A Feminist Critique of Education: 15 years of gender education Edited by Christine Skelton and Becky Francis Routledge pound;85

The journal Gender and Education has been a valuable tool in helping to disseminate feminist research in education since 1989. Contributors have deepened our understanding of a wide range of issues, from the unequal career opportunities of gay and lesbian teachers, through to debates about boys’ apparent underachievement and the school experiences of working-class girls.

While policymakers have not always paid heed to research, Gender and Education has helped ensure that feminist voices are heard and that teachers and decision-makers have access to a range of feminist perspectives. We are indebted to the founding editor, June Purvis, her successors and members of the editorial board in creating and sustaining the journal. The publication of A Feminist Critique of Education: 15 years of gender education is a celebration of their achievements.

Teachers will find much to engage them in this important book. Editors Christine Skelton and Becky Francis have selected 21 Gender and Education articles from 1989 to 2003, the greater proportion from recent years.

Chapters are grouped in seven sections: gender identities, theoretical debate, education policy and management, history, sexuality, ethnicity and social class. The most substantial section is on gender identities.

A contribution from Shereen Benjamin analyses how, on entry to secondary school, girls categorised as having special educational needs become seen as “sweet little girls”, “big bad girls” or “lazy girls”. Benjamin’s analysis is important: unlike most studies of SEN policies and practices, it addresses the role of race and ethnicity in shaping student experiences and identities. She is not afraid to confront racism as a contributory factor in shaping students’ lives, noting the tendency for Asian students to be infantilised, and observing how a combination of gender, physical appearance and perceived intellectual ability serve in designating three Asian students in her study as “sweet little girls”. A complementary chapter, focusing on a primary classroom, is Diane Reay’s study of seven-year-olds, with its memorable title: ”‘Spice girls’, ‘nice girls’, ‘girlies’ and ‘tomboys’: gender discourses, girls’ cultures and femininities”.

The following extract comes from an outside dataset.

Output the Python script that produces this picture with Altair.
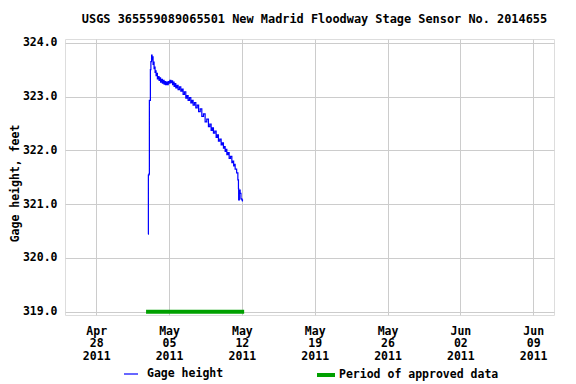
import altair as alt
import pandas as pd

FONT = "DejaVu Sans Mono"

# Gage height readings (local time, feet)
times = [
    "2011-05-03T00:18", "2011-05-03T00:20", "2011-05-03T01:28", "2011-05-03T02:38",
    "2011-05-03T04:56", "2011-05-03T06:06", "2011-05-03T07:43", "2011-05-03T08:52",
    "2011-05-03T10:01", "2011-05-03T11:10", "2011-05-03T12:20", "2011-05-03T13:28",
    "2011-05-03T14:40", "2011-05-03T15:47", "2011-05-03T17:00", "2011-05-03T18:05",
    "2011-05-03T19:30", "2011-05-03T21:05", "2011-05-03T23:00", "2011-05-04T01:01",
    "2011-05-04T02:45", "2011-05-04T04:29", "2011-05-04T06:30", "2011-05-04T08:38",
    "2011-05-04T10:30", "2011-05-04T12:34", "2011-05-04T14:20", "2011-05-04T16:02",
    "2011-05-04T18:00", "2011-05-04T20:11", "2011-05-04T22:10", "2011-05-05T00:07",
    "2011-05-05T02:00", "2011-05-05T04:03", "2011-05-05T06:10", "2011-05-05T08:12",
    "2011-05-05T10:00", "2011-05-05T11:40", "2011-05-05T13:40", "2011-05-05T15:35",
    "2011-05-05T18:10", "2011-05-05T20:54", "2011-05-06T00:00", "2011-05-06T03:07",
    "2011-05-06T05:45", "2011-05-06T08:26", "2011-05-06T11:30", "2011-05-06T14:40",
    "2011-05-06T17:20", "2011-05-06T20:00", "2011-05-06T23:05", "2011-05-07T02:13",
    "2011-05-07T04:50", "2011-05-07T07:32", "2011-05-07T10:40", "2011-05-07T13:46",
    "2011-05-07T17:00", "2011-05-07T20:13", "2011-05-07T23:55", "2011-05-08T03:36",
    "2011-05-08T07:25", "2011-05-08T11:13", "2011-05-08T15:00", "2011-05-08T18:52",
    "2011-05-08T22:00", "2011-05-09T01:05", "2011-05-09T03:45", "2011-05-09T06:24",
    "2011-05-09T09:30", "2011-05-09T12:37", "2011-05-09T15:15", "2011-05-09T17:56",
    "2011-05-09T21:00", "2011-05-10T00:10", "2011-05-10T02:50", "2011-05-10T05:28",
    "2011-05-10T07:25", "2011-05-10T09:24", "2011-05-10T11:20", "2011-05-10T13:20",
    "2011-05-10T16:00", "2011-05-10T18:39", "2011-05-10T21:45", "2011-05-11T00:52",
    "2011-05-11T03:00", "2011-05-11T05:01", "2011-05-11T06:45", "2011-05-11T08:29",
    "2011-05-11T11:57", "2011-05-11T14:44", "2011-05-11T16:07", "2011-05-11T16:35",
    "2011-05-11T18:12", "2011-05-11T20:02", "2011-05-11T21:53", "2011-05-12T00:00",
    "2011-05-12T01:21",
]
stage = [
    320.44, 321.54, 321.56, 322.93,
    323.50, 323.65, 323.77, 323.68,
    323.74, 323.60, 323.64, 323.52,
    323.55, 323.45, 323.48, 323.39,
    323.43, 323.33, 323.37, 323.30,
    323.35, 323.27, 323.32, 323.25,
    323.30, 323.23, 323.28, 323.22,
    323.27, 323.22, 323.28, 323.25,
    323.30, 323.26, 323.29, 323.22,
    323.27, 323.19, 323.24, 323.16,
    323.21, 323.13, 323.18, 323.10,
    323.14, 323.04, 323.09, 322.97,
    323.02, 322.93, 322.98, 322.88,
    322.93, 322.84, 322.89, 322.79,
    322.84, 322.72, 322.77, 322.63,
    322.68, 322.53, 322.58, 322.44,
    322.49, 322.37, 322.42, 322.32,
    322.36, 322.24, 322.29, 322.17,
    322.21, 322.10, 322.14, 322.04,
    322.07, 321.98, 322.02, 321.92,
    321.96, 321.85, 321.89, 321.77,
    321.80, 321.71, 321.74, 321.65,
    321.58, 321.45, 321.29, 321.08,
    321.26, 321.20, 321.10, 321.08,
    321.05,
]

# Period of approved data
approved_start = ["2011-05-02T19:00"]
approved_end = ["2011-05-12T05:15"]
approved_level = [319.0]

y_ticks = [319.0, 320.0, 321.0, 322.0, 323.0, 324.0]
x_tick_dates = [(2011, 4, 28), (2011, 5, 5), (2011, 5, 12), (2011, 5, 19),
                (2011, 5, 26), (2011, 6, 2), (2011, 6, 9)]
x_domain = [(2011, 4, 25), (2011, 6, 11)]
y_domain = [318.94, 324.07]

line_df = pd.DataFrame({"time": times, "stage": stage,
                        "series": ["Gage height"] * len(times)})
appr_df = pd.DataFrame({"start": approved_start, "end": approved_end,
                        "level": approved_level,
                        "series": ["Period of approved data"]})

dt = lambda t: alt.DateTime(year=t[0], month=t[1], date=t[2])

x_scale = alt.Scale(domain=[dt(d) for d in x_domain], nice=False)
y_scale = alt.Scale(domain=y_domain, nice=False, zero=False)

x_axis = alt.Axis(
    values=[dt(d) for d in x_tick_dates],
    labelExpr="[timeFormat(datum.value, '%b'), timeFormat(datum.value, '%d'), timeFormat(datum.value, '%Y')]",
    grid=True, gridColor="#cccccc", ticks=False, domain=False,
    labelFont=FONT, labelFontWeight="bold", labelFontSize=11.5,
    labelPadding=10, labelLineHeight=12.5, labelFlush=False, labelOverlap=False,
    labelColor="black", title=None,
)
y_axis = alt.Axis(
    values=y_ticks, format=".1f",
    grid=True, gridColor="#cccccc", ticks=False, domain=False,
    labelFont=FONT, labelFontWeight="bold", labelFontSize=11.5,
    labelPadding=8, labelColor="black",
    title="Gage height, feet", titleFont=FONT, titleFontWeight="bold",
    titleFontSize=11.5, titleColor="black", titleAngle=-90,
    titleX=-50, titleY=144, titleAlign="center", titleBaseline="middle",
)

line = alt.Chart(line_df).mark_line(strokeWidth=1.2, interpolate="step-after").encode(
    x=alt.X("time:T", scale=x_scale, axis=x_axis),
    y=alt.Y("stage:Q", scale=y_scale, axis=y_axis),
    color=alt.Color("series:N",
                    scale=alt.Scale(domain=["Gage height"], range=["#0000ff"]),
                    legend=alt.Legend(orient="none", legendX=58, legendY=327,
                                      symbolType="stroke", symbolSize=196,
                                      symbolStrokeWidth=1.2,
                                      symbolStrokeColor="#0000ff", labelOffset=8,
                                      padding=0, title=None, labelFont=FONT,
                                      labelFontWeight="bold", labelFontSize=11.5,
                                      labelColor="black")),
)

appr = alt.Chart(appr_df).mark_rule(strokeWidth=4).encode(
    x=alt.X("start:T", scale=x_scale),
    x2="end:T",
    y=alt.Y("level:Q", scale=y_scale),
    color=alt.Color("series:N",
                    scale=alt.Scale(domain=["Period of approved data"], range=["#00a000"]),
                    legend=alt.Legend(orient="none", legendX=250, legendY=325,
                                      symbolType="stroke", symbolSize=324,
                                      symbolStrokeWidth=4,
                                      symbolStrokeColor="#00a000", labelOffset=2,
                                      padding=0, title=None, labelFont=FONT,
                                      labelFontWeight="bold", labelFontSize=11.5,
                                      labelColor="black")),
)

chart = alt.layer(appr, line).resolve_scale(color="independent").properties(
    width=489, height=276,
    autosize=alt.AutoSizeParams(type="none"),
    padding={"left": 57, "top": 31, "right": 14, "bottom": 68},
    title=alt.TitleParams(
        text="USGS 365559089065501 New Madrid Floodway Stage Sensor No. 2014655",
        font=FONT, fontSize=11.9, fontWeight="bold", anchor="middle",
        offset=11, dx=5, color="black"),
).configure_view(stroke="black", strokeWidth=1).configure(background="white")

chart.save("out.html", embed_options={"renderer": "svg", "actions": False})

Sheila Riddell’s work, first published in 1989 and based on PhD research conducted in part in the rural comprehensive where she previously taught, set out to examine why girls appeared to accept subject choices that inevitably left them disadvantaged in the labour market. Her research remains important, with its acute analysis and careful reporting of both teacher and student behaviour. Teachers will find many parallels with today’s classrooms. Riddell shows how students of both sexes manipulated traditional gender roles, with some girls rejecting commonly accepted models of femininity and parodying traditional male behaviours, such as the use of sexual jokes. The chapter provides a useful model that teachers who wish to research their own schools and classrooms can critique and adapt.

I have a particular interest in how school leadership research is belatedly paying attention to diversity, so I was delighted to find a section devoted to education policy and management. I hoped that feminist researchers would give proper attention to issues of social justice and equality, which other researchers addressing diversity and leadership have so far largely ignored. Unfortunately, there is just one chapter in this section focusing on the school sector. Amy Stambach’s study of US charter schools examines the language of parental choice and the role of mothers in school development.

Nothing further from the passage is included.